[start of Data lines]
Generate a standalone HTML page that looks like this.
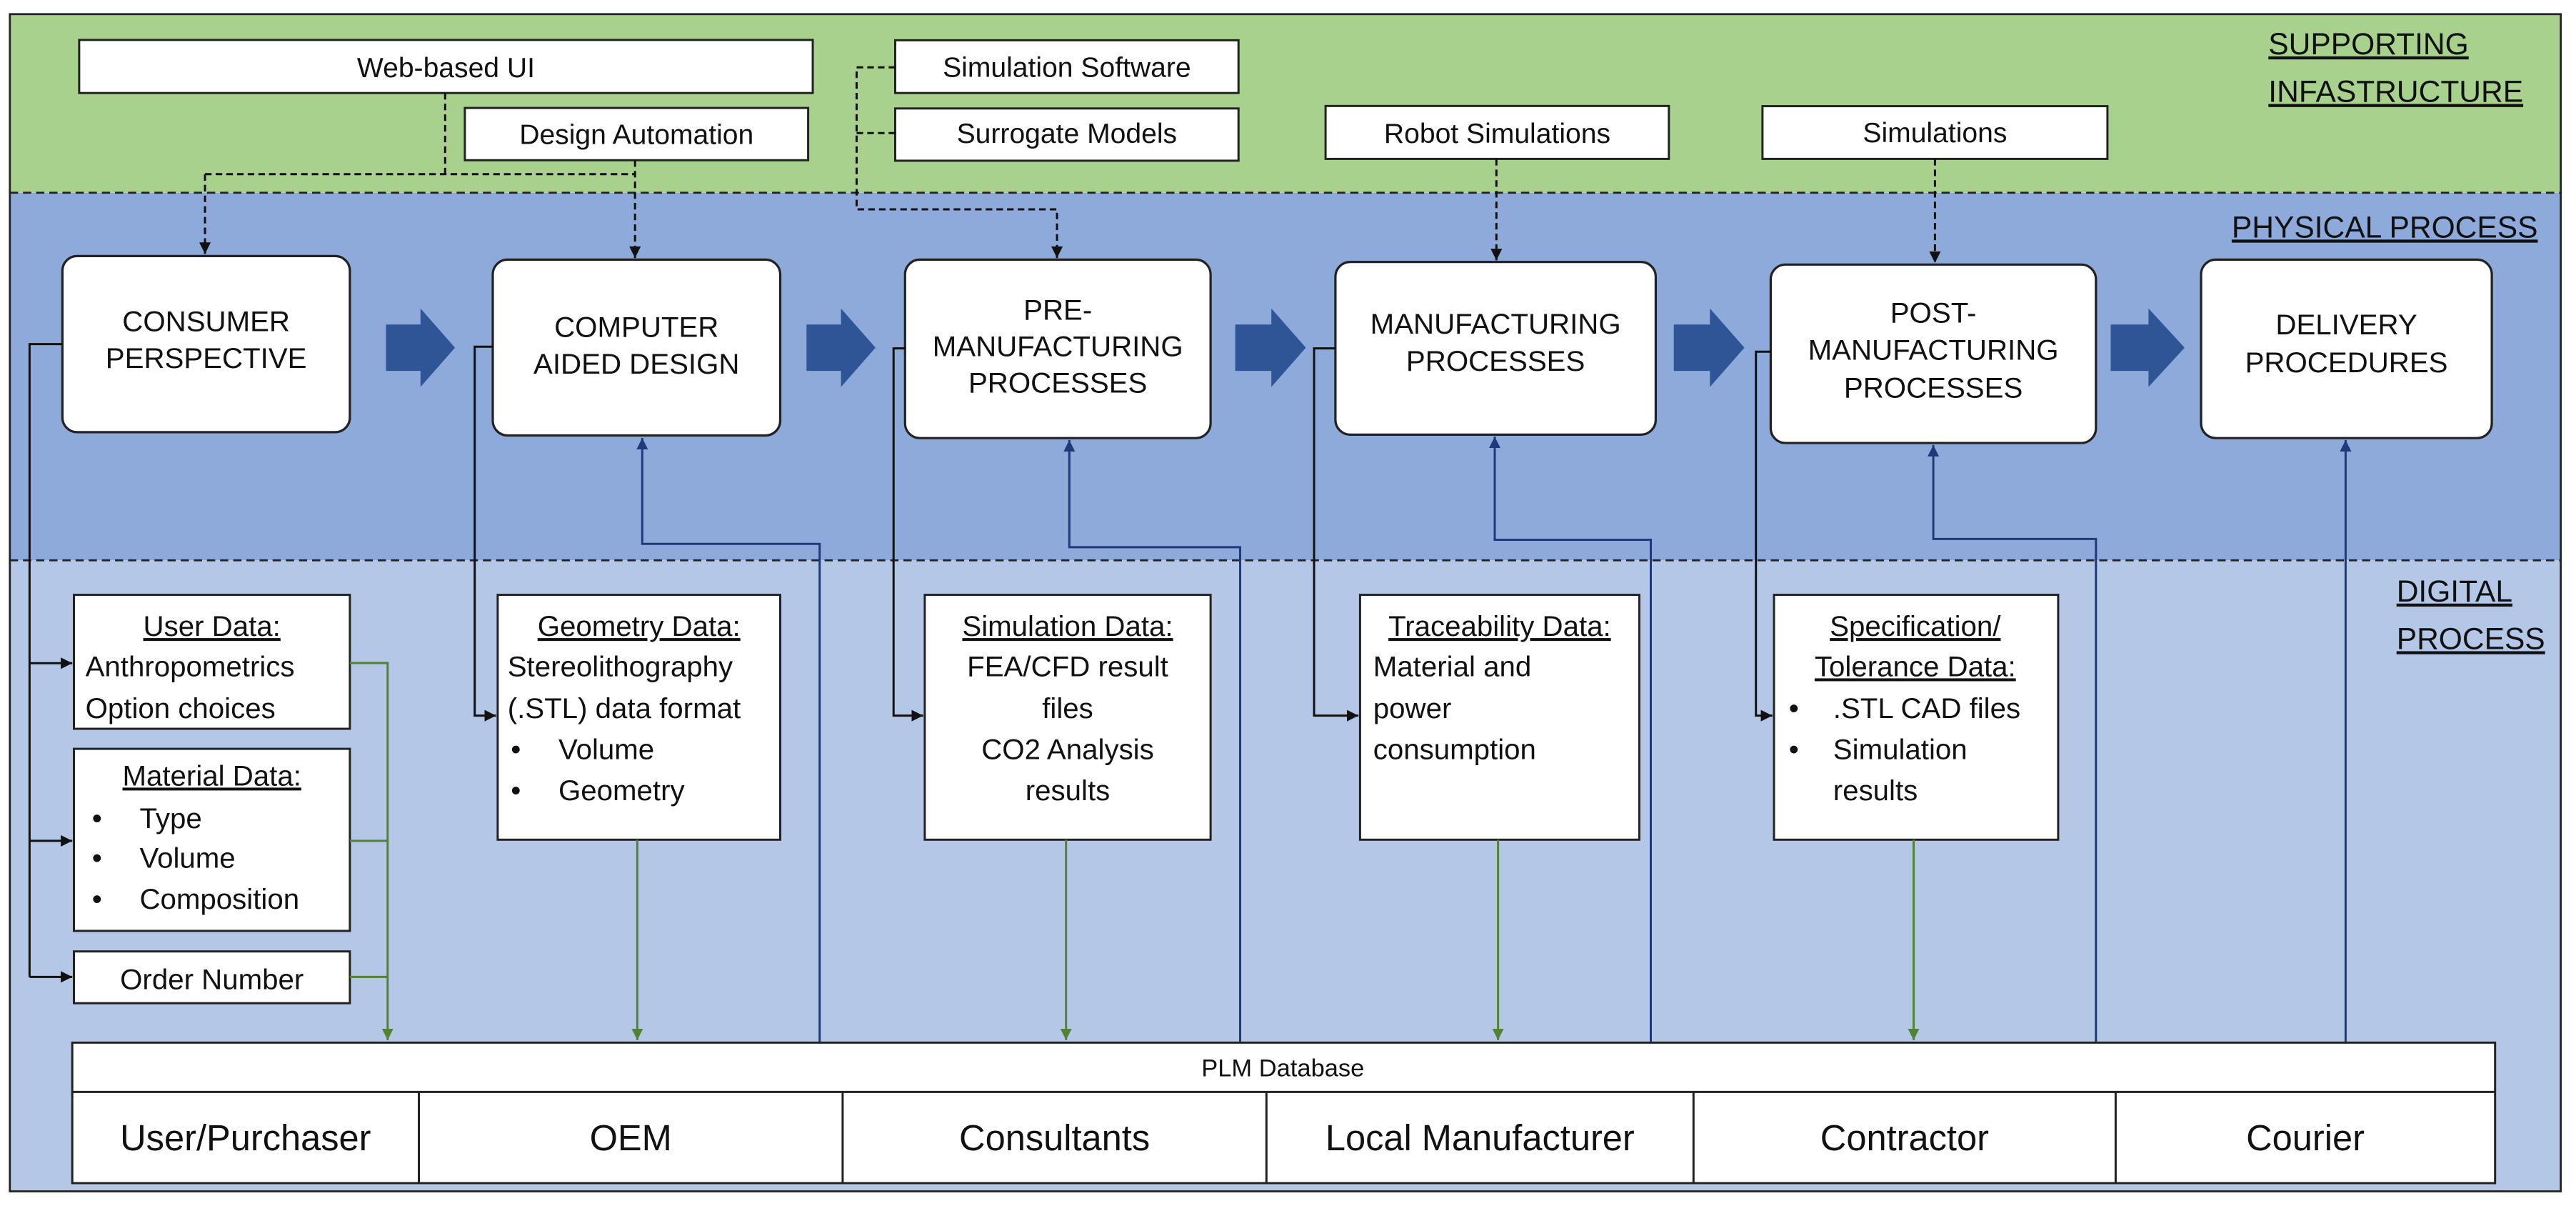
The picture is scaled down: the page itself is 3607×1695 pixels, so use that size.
<!DOCTYPE html>
<html><head><meta charset="utf-8"><style>
html,body{margin:0;padding:0;background:#fff;}
svg{display:block;}
text{font-family:"Liberation Sans",sans-serif;fill:#111;}
.u{text-decoration:underline;}
</style></head><body>
<svg width="3607" height="1695" viewBox="0 0 1568.26 736.96" preserveAspectRatio="none" xmlns="http://www.w3.org/2000/svg">
<defs>
<marker id="ak" markerWidth="8" markerHeight="8" refX="7" refY="4" orient="auto" markerUnits="userSpaceOnUse"><path d="M0,0.5 L7,4 L0,7.5 z" fill="#111"/></marker>
<marker id="ab" markerWidth="8" markerHeight="8" refX="7" refY="4" orient="auto" markerUnits="userSpaceOnUse"><path d="M0,0.5 L7,4 L0,7.5 z" fill="#1f3a7a"/></marker>
<marker id="ag" markerWidth="8" markerHeight="8" refX="7" refY="4" orient="auto" markerUnits="userSpaceOnUse"><path d="M0,0.5 L7,4 L0,7.5 z" fill="#548235"/></marker>
</defs>
<rect x="6" y="8.6" width="1553" height="108.7" fill="#a9d18e"/>
<rect x="6" y="117.3" width="1553" height="223.7" fill="#8eaadb"/>
<rect x="6" y="341" width="1553" height="384" fill="#b4c7e7"/>
<rect x="6" y="8.6" width="1553" height="716.4" fill="none" stroke="#222" stroke-width="1.2"/>
<line x1="6" y1="117.3" x2="1559" y2="117.3" stroke="#222" stroke-width="1.2" stroke-dasharray="5 3"/>
<line x1="6" y1="341" x2="1559" y2="341" stroke="#222" stroke-width="1.2" stroke-dasharray="5 3"/>

<g font-size="18.5">
<text x="1381" y="33" class="u">SUPPORTING</text>
<text x="1381" y="62" class="u">INFASTRUCTURE</text>
<text x="1545" y="144.5" text-anchor="end" class="u">PHYSICAL PROCESS</text>
<text x="1459" y="366" class="u">DIGITAL</text>
<text x="1459" y="395" class="u">PROCESS</text>
</g>

<g fill="#fff" stroke="#222" stroke-width="1.3">
<rect x="48.2" y="24.3" width="446.6" height="32.3"/>
<rect x="283" y="65.7" width="209" height="31.8"/>
<rect x="545" y="24.5" width="209" height="32.1"/>
<rect x="545" y="66" width="209" height="31.8"/>
<rect x="807" y="64.5" width="209" height="32.2"/>
<rect x="1073" y="64.6" width="210" height="32.1"/>
</g>
<g font-size="17" text-anchor="middle">
<text x="271.5" y="47">Web-based UI</text>
<text x="387.5" y="87.7">Design Automation</text>
<text x="649.5" y="46.8">Simulation Software</text>
<text x="649.5" y="87">Surrogate Models</text>
<text x="911.5" y="87">Robot Simulations</text>
<text x="1178" y="86.5">Simulations</text>
</g>

<g fill="none" stroke="#111" stroke-width="1.3" stroke-dasharray="4 2.5">
<path d="M271,56.6 V106 M124.8,106 H386.6"/>
<path d="M124.8,106 V154.5" marker-end="url(#ak)"/>
<path d="M386.6,97.5 V157" marker-end="url(#ak)"/>
<path d="M545,41 H521.5 V127.4 H643.5 V157" marker-end="url(#ak)"/>
<path d="M545,81 H521.5"/>
<path d="M911,96.7 V158.4" marker-end="url(#ak)"/>
<path d="M1178,96.7 V160" marker-end="url(#ak)"/>
</g>

<g fill="#2f5597">
<path d="M235,197.5 H256 V187.7 L277,211.6 L256,235.5 V225.7 H235 z"/>
<path d="M491,197.5 H512 V187.7 L533,211.6 L512,235.5 V225.7 H491 z"/>
<path d="M752,197.5 H774 V187.7 L795,211.6 L774,235.5 V225.7 H752 z"/>
<path d="M1019,197.5 H1041 V187.7 L1062,211.6 L1041,235.5 V225.7 H1019 z"/>
<path d="M1285,197.5 H1308 V187.7 L1330,211.6 L1308,235.5 V225.7 H1285 z"/>
</g>

<g fill="#fff" stroke="#222" stroke-width="1.4">
<rect x="38" y="155.8" width="175" height="107.2" rx="9"/>
<rect x="300" y="158" width="175" height="107" rx="9"/>
<rect x="551" y="158" width="186" height="108.6" rx="9"/>
<rect x="813" y="159.4" width="195" height="105.1" rx="9"/>
<rect x="1078" y="161" width="198" height="108.6" rx="9"/>
<rect x="1340" y="158" width="177" height="108.6" rx="9"/>
</g>
<g font-size="17.5" text-anchor="middle">
<text x="125.5" y="201.5">CONSUMER</text><text x="125.5" y="224">PERSPECTIVE</text>
<text x="387.5" y="205">COMPUTER</text><text x="387.5" y="227.5">AIDED DESIGN</text>
<text x="644" y="194.5">PRE-</text><text x="644" y="216.8">MANUFACTURING</text><text x="644" y="239">PROCESSES</text>
<text x="910.5" y="203">MANUFACTURING</text><text x="910.5" y="225.7">PROCESSES</text>
<text x="1177" y="196.3">POST-</text><text x="1177" y="219">MANUFACTURING</text><text x="1177" y="242">PROCESSES</text>
<text x="1428.5" y="203.5">DELIVERY</text><text x="1428.5" y="226.5">PROCEDURES</text>
</g>

<g fill="none" stroke="#111" stroke-width="1.3">
<path d="M38,209.4 H18 V594.5"/>
<path d="M18,403.6 H44" marker-end="url(#ak)"/>
<path d="M18,511.7 H44" marker-end="url(#ak)"/>
<path d="M18,594.5 H44" marker-end="url(#ak)"/>
<path d="M300,211 H289 V435.5 H302" marker-end="url(#ak)"/>
<path d="M551,212 H544 V435.5 H562" marker-end="url(#ak)"/>
<path d="M813,212 H800 V435.5 H827" marker-end="url(#ak)"/>
<path d="M1078,214 H1069 V435.5 H1079" marker-end="url(#ak)"/>
</g>

<g fill="none" stroke="#1f3a7a" stroke-width="1.3">
<path d="M499,634.5 V331 H391 V266.5" marker-end="url(#ab)"/>
<path d="M755,634.5 V333 H651 V267.8" marker-end="url(#ab)"/>
<path d="M1005,634.5 V328.5 H910 V265.7" marker-end="url(#ab)"/>
<path d="M1276,634.5 V328 H1177 V270.8" marker-end="url(#ab)"/>
<path d="M1428,634.5 V267.8" marker-end="url(#ab)"/>
</g>

<g fill="#fff" stroke="#222" stroke-width="1.3">
<rect x="45" y="362" width="168" height="81.5"/>
<rect x="45" y="455.7" width="168" height="110.8"/>
<rect x="45" y="579" width="168" height="31.5"/>
<rect x="303" y="362" width="172" height="149"/>
<rect x="563" y="362" width="174" height="149"/>
<rect x="828" y="362" width="170" height="149"/>
<rect x="1080" y="362" width="173" height="149"/>
</g>
<g font-size="17.5">
<g text-anchor="middle">
<text x="129" y="387" class="u">User Data:</text>
<text x="129" y="478" class="u">Material Data:</text>
<text x="129" y="602">Order Number</text>
<text x="389" y="387" class="u">Geometry Data:</text>
<text x="650" y="387" class="u">Simulation Data:</text>
<text x="650" y="411.5">FEA/CFD result</text>
<text x="650" y="437">files</text>
<text x="650" y="462">CO2 Analysis</text>
<text x="650" y="487">results</text>
<text x="913" y="387" class="u">Traceability Data:</text>
<text x="1166" y="387" class="u">Specification/</text>
<text x="1166" y="411.5" class="u">Tolerance Data:</text>
</g>
<text x="52" y="411.5">Anthropometrics</text>
<text x="52" y="437">Option choices</text>
<text x="56" y="504">•</text><text x="85" y="504">Type</text>
<text x="56" y="528">•</text><text x="85" y="528">Volume</text>
<text x="56" y="553">•</text><text x="85" y="553">Composition</text>
<text x="309" y="411.5">Stereolithography</text>
<text x="309" y="437">(.STL) data format</text>
<text x="311" y="462">•</text><text x="340" y="462">Volume</text>
<text x="311" y="487">•</text><text x="340" y="487">Geometry</text>
<text x="836" y="411.5">Material and</text>
<text x="836" y="437">power</text>
<text x="836" y="462">consumption</text>
<text x="1089" y="437">•</text><text x="1116" y="437">.STL CAD files</text>
<text x="1089" y="462">•</text><text x="1116" y="462">Simulation</text>
<text x="1116" y="487">results</text>
</g>

<g fill="none" stroke="#548235" stroke-width="1.3">
<path d="M213,403.5 H236 V633" marker-end="url(#ag)"/>
<path d="M213,511.7 H236 M213,594.5 H236"/>
<path d="M388,511 V633" marker-end="url(#ag)"/>
<path d="M649,511 V633" marker-end="url(#ag)"/>
<path d="M912,511 V633" marker-end="url(#ag)"/>
<path d="M1165,511 V633" marker-end="url(#ag)"/>
</g>

<g fill="#fff" stroke="#222" stroke-width="1.3">
<rect x="44" y="634.5" width="1475" height="85.5"/>
<line x1="44" y1="664.5" x2="1519" y2="664.5"/>
<line x1="255" y1="664.5" x2="255" y2="720"/>
<line x1="513" y1="664.5" x2="513" y2="720"/>
<line x1="771" y1="664.5" x2="771" y2="720"/>
<line x1="1031" y1="664.5" x2="1031" y2="720"/>
<line x1="1288" y1="664.5" x2="1288" y2="720"/>
</g>
<text x="781" y="655" font-size="15" text-anchor="middle">PLM Database</text>
<g font-size="22" text-anchor="middle">
<text x="149.5" y="700">User/Purchaser</text>
<text x="384" y="700">OEM</text>
<text x="642" y="700">Consultants</text>
<text x="901" y="700">Local Manufacturer</text>
<text x="1159.5" y="700">Contractor</text>
<text x="1403.5" y="700">Courier</text>
</g>
</svg>
</body></html>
[end of Data lines]
Count the lines above that contain the word "page", and reply with only that number.

**Task result**
2